Arrivé de Sibérie à Berlin en 1922, le jeuneBoris Blacher (1903-1975) commence par étudier l'architecture et les mathématiques, avant de succomber aux charmes de la métropole : à l'époque, le ton impertinent, largement accessible de sa musique, viendra moins du conservatoire que des bars de jazz, des salles de danse et des cinémas – il arrange d'ailleurs de la musique de danse et accompagne des films muets à l'harmonium, « une fantastique école de la vie au quotidien », comme dira plus tard ce passionné d'improvisation. Son intérêt pour un art plus fonctionnel qu'ésotérique se retrouve même dans le quatuor, genre plutôt vénérable. C'est l'époque de Hindemith et de Weill, et lui-même n'hésite pas à cultiver une certaine distance ironique.

Blacher compose donc son Quatuor n°1 en 1930, après une décade très marquante pour lui. On l'a longtemps cru perdu, jusqu'à la découverte, au début des années soixante-dix, d'un manuscrit de sa main chez un copiste. D'une douzaine de minutes, l’œuvre est très expressive : effets de tremolos, chromatismes, changement fréquent detempi, épisodes typiquement jazz – sensibles dès l'Allegro mais éclatants lors du Presto final.

Le Quatuor n°2 est écrit en 1940, dans un climat de diktat artistique. C'est une commande de la Biennale de Venise, où il sera reçu l'année suivante. D'une durée proche du précédent, l'œuvre se veut moderne, sans compromission avec la nouvelle esthétique souhaitée par les nazis. Le début de l'Andante, typiquement chambriste, voit bientôt son émotion secouée par des tempi variés, d'abruptes changements de dynamique. Le mouvement Sostenuto joue quant à lui avec un effet sonore résilient créé par des notes répétitives.

Le Quatuor n°3 est écrit en 1944 dans Berlin bombardé, époque où l'on écoutait la BBC ou Radio Moscou pour guetter la fin du conflit mondial et durant laquelle Blacher rêve des œuvres à venir.
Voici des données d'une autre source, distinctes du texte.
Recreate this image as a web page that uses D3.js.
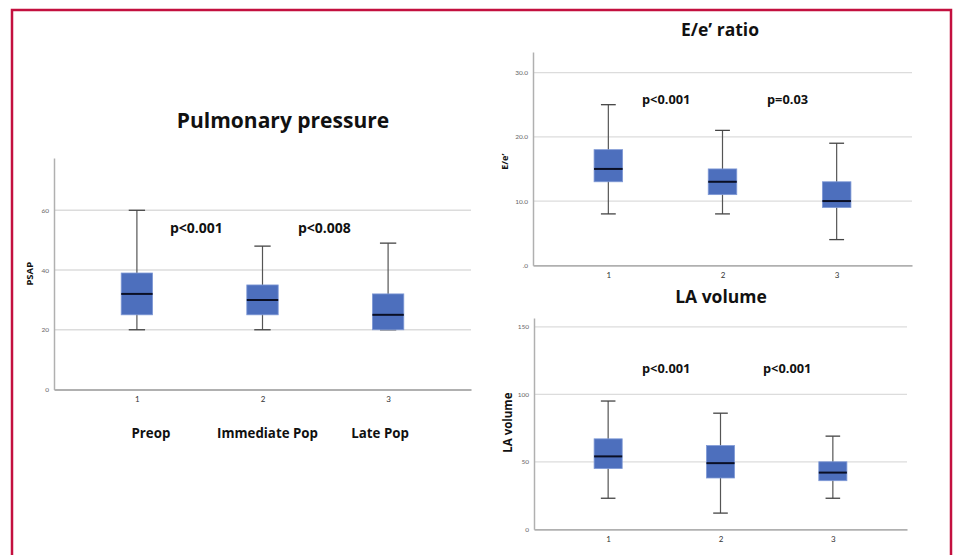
<!DOCTYPE html>
<html><head><meta charset="utf-8">
<script src="https://cdn.jsdelivr.net/npm/d3@7"></script>
<style>body{margin:0;background:#fff}svg{display:block}</style>
</head><body><svg id="c" width="956" height="555"></svg>
<script>
// ---- data ----
const categories = ["1", "2", "3"];
const psapGroupLabels = ["Preop", "Immediate Pop", "Late Pop"];
const psapMin = [20, 20, 20];
const psapQ1  = [25, 25, 20];
const psapMed = [32, 30, 25];
const psapQ3  = [39, 35, 32];
const psapMax = [60, 48, 49];
const psapTicks = [0, 20, 40, 60];
const psapP = ["p<0.001", "p<0.008"];

const eeMin = [8, 8, 4];
const eeQ1  = [13, 11, 9];
const eeMed = [15, 13, 10];
const eeQ3  = [18, 15, 13];
const eeMax = [25, 21, 19];
const eeTicks = [0, 10, 20, 30];
const eeP = ["p<0.001", "p=0.03"];

const laMin = [23, 12, 23];
const laQ1  = [45, 38, 36];
const laMed = [54, 49, 42];
const laQ3  = [67, 62, 50];
const laMax = [95, 86, 69];
const laTicks = [0, 50, 100, 150];
const laP = ["p<0.001", "p<0.001"];

const svg = d3.select("#c");
const FONT = "'Open Sans', Lato, sans-serif";
const SMALL = "Lato, 'Open Sans', sans-serif";

// frame
svg.append("path").attr("d", "M12,560 V10 H951 V560")
  .attr("fill", "none").attr("stroke", "#c3103f").attr("stroke-width", 2.5);

function panel(o) {
  const x = d3.scalePoint().domain(categories).range([o.x0, o.x1]).padding(0.66);
  const y = d3.scaleLinear().domain([0, o.ymax]).range([o.yb, o.yt]);
  const g = svg.append("g");
  const step = x.step();
  // grid
  g.selectAll(".grid").data(o.ticks.filter(t => t > 0)).join("line")
    .attr("x1", o.x0).attr("x2", o.x1).attr("y1", d => y(d)).attr("y2", d => y(d))
    .attr("stroke", "#dcdcdc").attr("stroke-width", 1.3);
  // y axis
  const ya = g.append("g").attr("transform", `translate(${o.x0},0)`)
    .call(d3.axisLeft(y).tickValues(o.ticks).tickSize(0).tickPadding(5).tickFormat(o.fmt));
  ya.select(".domain").attr("stroke", "#b0b0b0").attr("stroke-width", 1.5);
  ya.selectAll("text").attr("font-family", SMALL).attr("font-size", 6.5).attr("fill", "#666");
  // x axis
  const xa = g.append("g").attr("transform", `translate(0,${o.yb})`)
    .call(d3.axisBottom(x).tickSize(0).tickPadding(7));
  xa.select(".domain").attr("stroke", "#b0b0b0").attr("stroke-width", 1.8);
  xa.selectAll("text").attr("font-family", SMALL).attr("font-size", 8).attr("fill", "#333");

  const bw = step * 0.25, cw = step * 0.13;
  const data = categories.map((c, i) => ({c, mn: o.mn[i], q1: o.q1[i], md: o.md[i], q3: o.q3[i], mx: o.mx[i]}));
  const b = g.selectAll(".box").data(data).join("g");
  b.append("line").attr("x1", d => x(d.c)).attr("x2", d => x(d.c))
    .attr("y1", d => y(d.mx)).attr("y2", d => y(d.mn)).attr("stroke", "#555").attr("stroke-width", 1.2);
  b.append("line").attr("x1", d => x(d.c) - cw / 2).attr("x2", d => x(d.c) + cw / 2)
    .attr("y1", d => y(d.mx)).attr("y2", d => y(d.mx)).attr("stroke", "#444").attr("stroke-width", 1.3);
  b.append("line").attr("x1", d => x(d.c) - cw / 2).attr("x2", d => x(d.c) + cw / 2)
    .attr("y1", d => y(d.mn)).attr("y2", d => y(d.mn)).attr("stroke", "#444").attr("stroke-width", 1.3);
  b.append("rect").attr("x", d => x(d.c) - bw / 2).attr("width", bw)
    .attr("y", d => y(d.q3)).attr("height", d => y(d.q1) - y(d.q3))
    .attr("fill", "#4d6fbd").attr("stroke", "#7f99d6").attr("stroke-width", 0.8);
  b.append("line").attr("x1", d => x(d.c) - bw / 2).attr("x2", d => x(d.c) + bw / 2)
    .attr("y1", d => y(d.md)).attr("y2", d => y(d.md)).attr("stroke", "#0a0f25").attr("stroke-width", 2);

  // title
  g.append("text").attr("x", o.tx).attr("y", o.ty).attr("text-anchor", "middle")
    .attr("font-family", FONT).attr("font-weight", "bold").attr("font-size", o.tfs).attr("fill", "#111").text(o.title);
  // y label
  g.append("text").attr("transform", `translate(${o.lx},${(o.yt + o.yb) / 2 + o.ldy}) rotate(-90)`)
    .attr("text-anchor", "middle").attr("font-family", FONT).attr("font-weight", "bold")
    .attr("font-size", o.lfs).attr("fill", "#111").text(o.ylabel);
  // p-values
  g.selectAll(".pv").data(o.p).join("text")
    .attr("x", (d, i) => o.px[i]).attr("y", o.py)
    .attr("font-family", FONT).attr("font-weight", "bold").attr("font-size", o.pfs).attr("fill", "#111").text(d => d);
  return {x, y, g};
}

const left = panel({x0: 54, x1: 471, yb: 389.5, yt: 158, ymax: 77.5, ticks: psapTicks, fmt: d3.format("d"),
  mn: psapMin, q1: psapQ1, md: psapMed, q3: psapQ3, mx: psapMax,
  title: "Pulmonary pressure", tx: 283, ty: 128, tfs: 21,
  ylabel: "PSAP", lx: 33, ldy: 0, lfs: 9.5,
  p: psapP, px: [170, 298], py: 233, pfs: 14});
const grpShift = [14, 5, -8];
left.g.selectAll(".grp").data(psapGroupLabels).join("text")
  .attr("x", (d, i) => left.x(categories[i]) + grpShift[i]).attr("y", 438).attr("text-anchor", "middle")
  .attr("font-family", FONT).attr("font-weight", "bold").attr("font-size", 13.3).attr("fill", "#111").text(d => d);

panel({x0: 533, x1: 912, yb: 265.3, yt: 52, ymax: 33.2, ticks: eeTicks,
  fmt: d => d === 0 ? ".0" : d3.format(".1f")(d),
  mn: eeMin, q1: eeQ1, md: eeMed, q3: eeQ3, mx: eeMax,
  title: "E/e\u2019 ratio", tx: 720, ty: 36, tfs: 17.5,
  ylabel: "E/e\u2019", lx: 508, ldy: 3, lfs: 9,
  p: eeP, px: [642, 767], py: 104, pfs: 12.8});

panel({x0: 534, x1: 907, yb: 529.3, yt: 318, ymax: 156.5, ticks: laTicks, fmt: d3.format("d"),
  mn: laMin, q1: laQ1, md: laMed, q3: laQ3, mx: laMax,
  title: "LA volume", tx: 721, ty: 303, tfs: 17.5,
  ylabel: "LA volume", lx: 512, ldy: -1, lfs: 11.5,
  p: laP, px: [642, 763], py: 373, pfs: 12.8});
</script></body></html>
Celle-ci n'était pas destinée au public mais fut cependant créée en 1947. Après la ligne cantabile des violons au deuxième mouvement s'impose le boogie-woogie de l'Allegro molto, avec des syncopes épisodiques. Le Larghetto surprend par sa position en quatrième et dernière position.

Dans le Berlin de l'après-guerre, Blacher commence sa carrière et devient une figure centrale, au point que Brecht lui rend visite pour un projet d'opéra malheureusement avorté. Il devient directeur de la Hochschule für Musik (1953-1970), puis président de l'Académie des Arts (1968-1971). En 1951, il compose le bref Epitaph, à la mémoire de Franz Kafka – revenant à l'écrivain comme librettiste et arrangeur de l'opéra d'un de ses nombreux élèves, Gottfried von Einem. Variationen… (1967), le plus long de ses cinq quatuors, développe un thème en ut mineur sur quatorze variations – soit « la routine », disait le compositeur. L'œuvre est cependant pleine de surprises pour l'auditeur et d'une grande exigence pour les interprètes.

Remercions le Quatuor Petersen de nous faire participer, depuis sa formation en 1979, à des redécouvertes de Schulhoff, Klein et, aujourd’hui, Blacher – encore moins connu sans doute.